Pour info: le crédit de ces images, prises au même moment, m'appartient. cc @JLMelenchon#intoxpic.twitter.com/EYTv57b2EQ— Stefan de Vries (@stefandevries) December 1, 2013
"C'était clairement une mise en scène". "J'étais chez moi, avenue des Gobelins, juste au dessus de l'endroit où se faisait l'interview", a raconté à l'AFP Stefan de Vries, correspondant en France de RTL Pays-Bas et chroniqueur pour France 24 et La Croix.
"J'ai été surpris de voir des manifestants arriver là alors que la manifestation commençait plus loin, place d'Italie, à environ 150 mètres. Puis j'ai vu que Mélenchon arrivait, c'était clairement une mise en scène, c'était flagrant. En plus ils ont utilisé un zoom, ce qui donne l'impression que Mélenchon est entouré d'une énorme foule, alors qu'il s'agissait de 20 à 30 personnes".
>> Regardez l'interview de Jean-Luc Mélenchon sur TF1 :
"Quand j'ai vu qu'on faisait une interview avec des caméras, j'ai zappé sur la télé et j'ai vu que c'était en direct sur TF1. Alors j'ai pris la photo depuis mon balcon, puis j'ai photographié l'écran de ma télé. Il y a une différence d'environ 10 secondes entre les deux clichés", a-t-il expliqué. "Après l'interview, les manifestants sont partis".
"Mais je ne veux pas dire qu'il n'y avait personne à la manif", a-t-il nuancé. "Ils ont juste orchestré ça pour le direct et délocalisé la manif", a-t-il ajouté.
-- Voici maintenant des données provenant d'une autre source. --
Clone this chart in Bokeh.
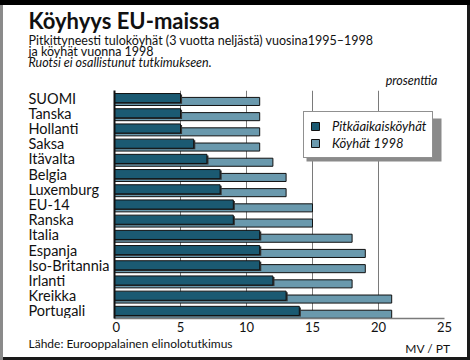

Une nouvelle polémique pour l'info de TF1. Interrogée par l'AFP, TF1 n'a pas fait de commentaires. Il faut dire que c'est la seconde fois en un mois que le JT de la Une se fait épingler. Vendredi, TF1 a été "mise en demeure" par le CSA pour manquement à ses obligations déontologiques. Motif : la chaîné a décalé un son dans un reportage sur la visite de François Hollande à Oyonnax, le 11 novembre, laissant croire que le chef de l'Etat avait été conspué par une foule au moment de sortir de sa voiture, ce qui n'était pas le cas.
"Donner une dimension militante aux images". Du côté du Front de gauche, on estime que ces clichés ont été montés en épingle. "C'est une opération qui vise à nous nuire", a estimé Alexis Corbière, conseiller de Paris et secrétaire national du Parti de gauche, interrogé par Le Huffington Post. Il admet tout de même que des consignes ont été données : "Pour présenter une manifestation, on n'allait pas faire l'interview dans une rue déserte. Il est donc logique d'avoir voulu donner une dimension militante aux images".
"Il n'y a jamais eu d'intention de faire croire qu'il y a avait du monde, ni de notre part ni de celle de TF1", complète une proche conseillère de Jean-Luc Mélenchon, citée anonymement par le site. "Seulement pour un duplex censé illustrer une manifestation, il nous semblait plus sympa qu'il y ait des militants derrière pour faire une belle image en situation".